Instrumentalized for Control
As to point #3, the individual has been instrumentalized as an economic unit by the neoliberal perspective. In a long history of arguments stemming from the Arts and Humanities, but more significantly from origins in Christian communities in both Catholic and Protestant backgrounds, we should understand that the person as a tool for some other end, whether it is the withering away of the state in Marxist terms, or the advancement of the superior race in Nazi terms, is the first step in a totalitarian establishment. And the “primary individual”, in Mr. Peckford’s terms, makes us powerless against a corrupt government who is sleeping with mass corporate entities who very much want us to enter the market as individuals where we too can perform our authentic, free selves. We can perform, and they can reap the profits and make us all the more subservient along the way. I again place the instrumentalization of persons as the key step in the arrival of totalitarianism. The instrumentalization of the human person is the turning of that person into a tool for some larger order. We saw this in Nazi Germany and the Stalinist Soviet Union, where every human being who would fulfill a role in the party had a place within it, even though it was a very regimented place. It was not so much freedom as it was a role. And good family men, like Adolph Eichmann, found their place within it because otherwise their family (i.e. their identity) would be destroyed. Those who did not find a place in the Nazi system or with the Bolsheviks were either summarily executed, or forced into irretrievable exile.

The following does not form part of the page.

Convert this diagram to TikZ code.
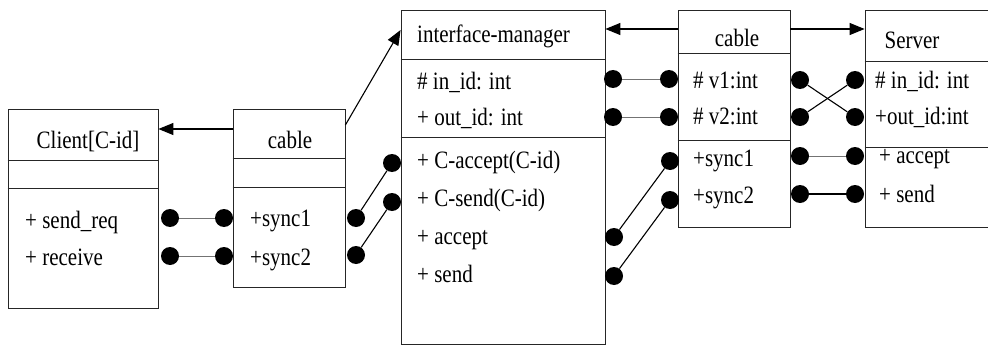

Now if individuals are conceived as tools, prosperous and non-political tools, in a larger economic order, they may find a certain sense of pleasure. After having their food delivered, they may turn on Netflix, consume divisive news by mainstream news (let’s finally admit that the CBC is a mouthpiece for the governing party), follow Youtube rabbit holes, or algorithms governed by Google. They may be keyboard warriors, surrounded by snowflakes outside who think that tweeting is action, and that “calling out” inappropriate behavior is freedom (I am calling out you, Jordan Peterson). But in so doing any of these activities, they are not acting as individuals. Instead, they are finding their way in an economic chain of being that, as they search for letters to fill search boxes may spell out their own doom.
And so we will be prepared for totalitarianism in the economic great chain of being.
Thank you, Mr. Peckford and Mr. Trudeau, for standing on the same ground that grows this totalitarian economic outlook. We can now see it and the economic totalitarian aspirations of a neo-liberal order (and its parentage of British colonization and Anglo-American economic theory). Now, with the evidence of our eyes and ears, we can turn back to our significant others, embracing inescapable moral horizons, and democratically work again for a secure public world filled with democratic noise and necessary argument. That there is still a place for such noisy argument is worth preserving.